Mais tout ne se réduit pas à l’ici et maintenant de la valeur économique. L’histoire de l’art nous enseigne que la véritable innovation agit souvent sur le long terme. De nombreux artistes révolutionnaires ont été ignorés de leur vivant, et seul le temps a révélé l’ampleur de leur contribution. L’innovation profonde est souvent invisible pour les marchés immédiats, parce qu’elle est conçue non pas pour plaire, mais pour questionner.
En ce sens, le jugement historique et le jugement du marché coïncident rarement. C’est précisément pour cette raison que les institutions culturelles - musées, académies, revues, fondations - devraient avoir pour mission de préserver et de promouvoir la complexité, même lorsqu’elle n’est pas rentable. Elles devraient soutenir l’art qui prend des risques, qui ne se plie pas, qui ne génère pas de revenus immédiats mais qui sème des questions pour l’avenir.
Le marché de l’art est aujourd’hui à la croisée des chemins. D’une part, il peut continuer à récompenser la rente, à valoriser ce qui fonctionne, à rechercher le profit à court terme. D’autre part, il peut choisir de soutenir des pratiques plus risquées, plus profondes, plus lentes. Mais ce choix n’appartient pas seulement aux collecteurs ou aux investisseurs : il nous concerne tous.

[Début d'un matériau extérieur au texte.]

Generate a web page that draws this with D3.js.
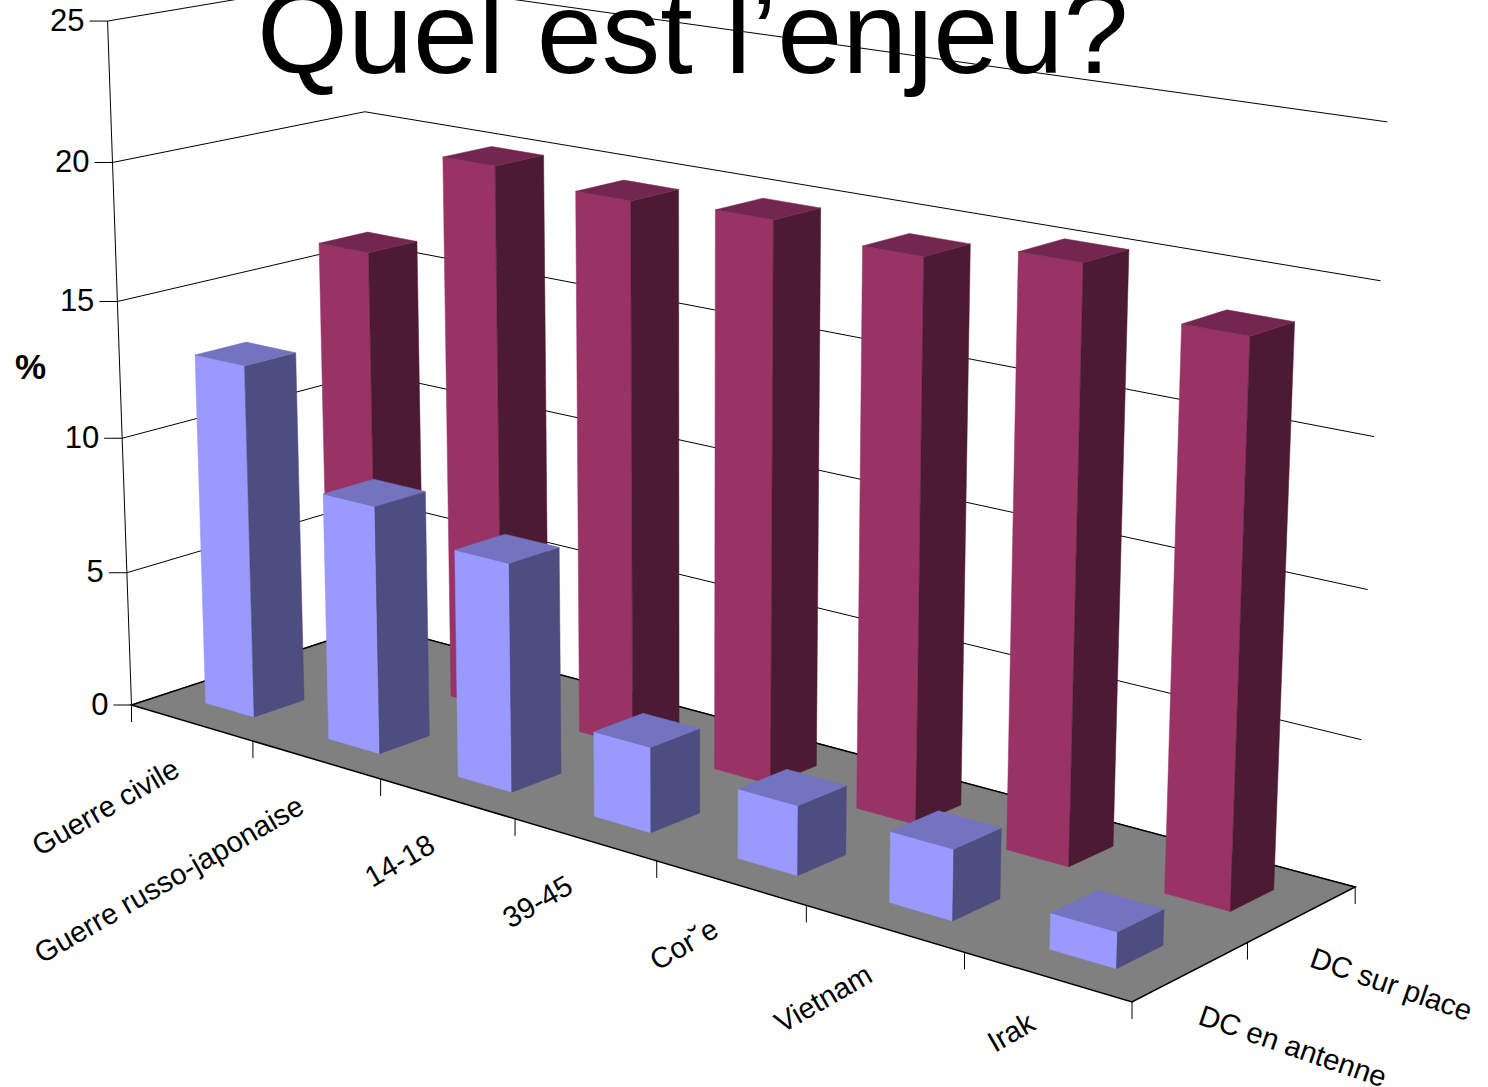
<!DOCTYPE html>
<html>
<head>
<meta charset="utf-8">
<script src="https://cdn.jsdelivr.net/npm/d3@7"></script>
<style>
    body { margin: 0; background: #fff; overflow: hidden; }
    text { font-family: "Liberation Sans", Arial, sans-serif; fill: #000; }
</style>
</head>
<body>
<div id="chart"></div>
<script>
const categories = ["Guerre civile", "Guerre russo-japonaise", "14-18", "39-45", "Cor\u02D8e", "Vietnam", "Irak"];
const seriesNames = ["DC en antenne", "DC sur place"];
const antenne = [13, 9, 8.15, 3, 2.4, 2.4, 1.2];
const surPlace = [16, 20, 19.6, 19.8, 19.45, 20.15, 18.75];
const valueTicks = [0, 5, 10, 15, 20, 25];

const width = 1488;
const height = 1087;

// floor corners on screen, then vanishing point of the verticals
const floor = [[131.5, 705], [1132, 1002], [1355.2, 887], [375, 625.3]];
const vanish = [692, 16713];
const lift = -0.001639;

const [[x0, y0], [x1, y1], [x2, y2], [x3, y3]] = floor;
const sx = x0 - x1 + x2 - x3, sy = y0 - y1 + y2 - y3;
const dx1 = x1 - x2, dx2 = x3 - x2, dy1 = y1 - y2, dy2 = y3 - y2;
const det = dx1 * dy2 - dx2 * dy1;
const g = (sx * dy2 - dx2 * sy) / det;
const h = (dx1 * sy - sx * dy1) / det;

// s along categories, t along depth, both 0..1; v is the value
function project(s, t, v) {
    const w = g * s + h * t + 1 + lift * v;
    const px = (x1 - x0 + g * x1) * s + (x3 - x0 + h * x3) * t + x0 + lift * v * vanish[0];
    const py = (y1 - y0 + g * y1) * s + (y3 - y0 + h * y3) * t + y0 + lift * v * vanish[1];
    return [px / w, py / w];
}

const xBand = d3.scaleBand().domain(categories).range([0, 1]).paddingInner(0.6).paddingOuter(0.3);
const xStep = d3.scaleBand().domain(categories).range([0, 1]);
const zBand = d3.scaleBand().domain(seriesNames).range([0, 1]).paddingInner(0.6).paddingOuter(0.3);
const zStep = d3.scaleBand().domain(seriesNames).range([0, 1]);
const line = d3.line();

const svg = d3.select("#chart")
    .append("svg")
    .attr("width", width)
    .attr("height", height);

// grid lines on left and back walls
valueTicks.forEach(v => {
    svg.append("path")
        .attr("d", line([project(0, 0, v), project(0, 1, v), project(1, 1, v)]))
        .attr("fill", "none")
        .attr("stroke", "#000")
        .attr("stroke-width", 1);
});

// floor
svg.append("path")
    .attr("d", line([project(0, 0, 0), project(1, 0, 0), project(1, 1, 0), project(0, 1, 0)]) + "Z")
    .attr("fill", "#808080")
    .attr("stroke", "#000")
    .attr("stroke-width", 1.5);

// value axis
svg.append("path")
    .attr("d", line([project(0, 0, 0), project(0, 0, 25)]))
    .attr("stroke", "#000")
    .attr("fill", "none");

valueTicks.forEach(v => {
    const [px, py] = project(0, 0, v);
    svg.append("line")
        .attr("x1", px - 18).attr("x2", px)
        .attr("y1", py).attr("y2", py)
        .attr("stroke", "#000");
    svg.append("text")
        .attr("x", px - 23)
        .attr("y", py + 9.5)
        .attr("text-anchor", "end")
        .attr("font-size", 31)
        .text(v);
});

// ticks under the floor
d3.range(categories.length + 1).forEach(i => {
    const [px, py] = project(i / categories.length, 0, 0);
    svg.append("line")
        .attr("x1", px).attr("x2", px)
        .attr("y1", py).attr("y2", py + 17)
        .attr("stroke", "#000");
});
d3.range(1, seriesNames.length + 1).forEach(i => {
    const [px, py] = project(1, i / seriesNames.length, 0);
    svg.append("line")
        .attr("x1", px).attr("x2", px)
        .attr("y1", py).attr("y2", py + 17)
        .attr("stroke", "#000");
});

const palettes = {
    "DC en antenne": { front: "#9999ff", side: "#4d4d80", top: "#7373bf" },
    "DC sur place": { front: "#993366", side: "#4d1a33", top: "#732650" }
};

function drawBar(cat, name, val) {
    const a = xBand(cat), b = a + xBand.bandwidth();
    const c = zBand(name), d = c + zBand.bandwidth();
    const colors = palettes[name];
    const faces = [
        [[[a, c, 0], [b, c, 0], [b, c, val], [a, c, val]], colors.front],
        [[[b, c, 0], [b, d, 0], [b, d, val], [b, c, val]], colors.side],
        [[[a, c, val], [b, c, val], [b, d, val], [a, d, val]], colors.top]
    ];
    faces.forEach(([pts, color]) => {
        svg.append("path")
            .attr("d", line(pts.map(p => project(p[0], p[1], p[2]))) + "Z")
            .attr("fill", color)
            .attr("stroke", color)
            .attr("stroke-width", 0.5);
    });
}

categories.forEach((cat, i) => drawBar(cat, "DC sur place", surPlace[i]));
categories.forEach((cat, i) => drawBar(cat, "DC en antenne", antenne[i]));

// category labels
categories.forEach(cat => {
    const mid = xStep(cat) + xStep.bandwidth() / 2;
    const [px, py] = project(mid, 0, 0);
    svg.append("text")
        .attr("transform", `translate(${px - 10},${py + 52}) rotate(-30)`)
        .attr("text-anchor", "end")
        .attr("font-size", 29.2)
        .text(cat);
});

// depth labels
seriesNames.forEach(name => {
    const mid = zStep(name) + zStep.bandwidth() / 2;
    const [px, py] = project(1, mid, 0);
    svg.append("text")
        .attr("transform", `translate(${px + 6},${py + 52}) rotate(19)`)
        .attr("font-size", 29.2)
        .text(name);
});

svg.append("text")
    .attr("x", 15)
    .attr("y", 379)
    .attr("font-size", 35)
    .attr("font-weight", "bold")
    .text("%");

svg.append("text")
    .attr("x", 257)
    .attr("y", 73)
    .attr("font-size", 117)
    .text("Quel est l\u2019enjeu?");
</script>
</body>
</html>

Car en fin de compte, la question est collective : quel type d’art voulons-nous soutenir ? Celui qui confirme le présent ou celui qui le remet en question ? Celui qui s’adapte au système ou celui qui le déconstruit ? Celui qui génère du capital ou celui qui génère de la pensée ? Si nous croyons vraiment que l’art est encore un espace de liberté et d’imagination, nous devons avoir le courage de remettre en question les logiques qui le gouvernent. Même au prix de la perte de certaines certitudes. Au prix, paradoxalement, d’une remise en cause du marché lui-même.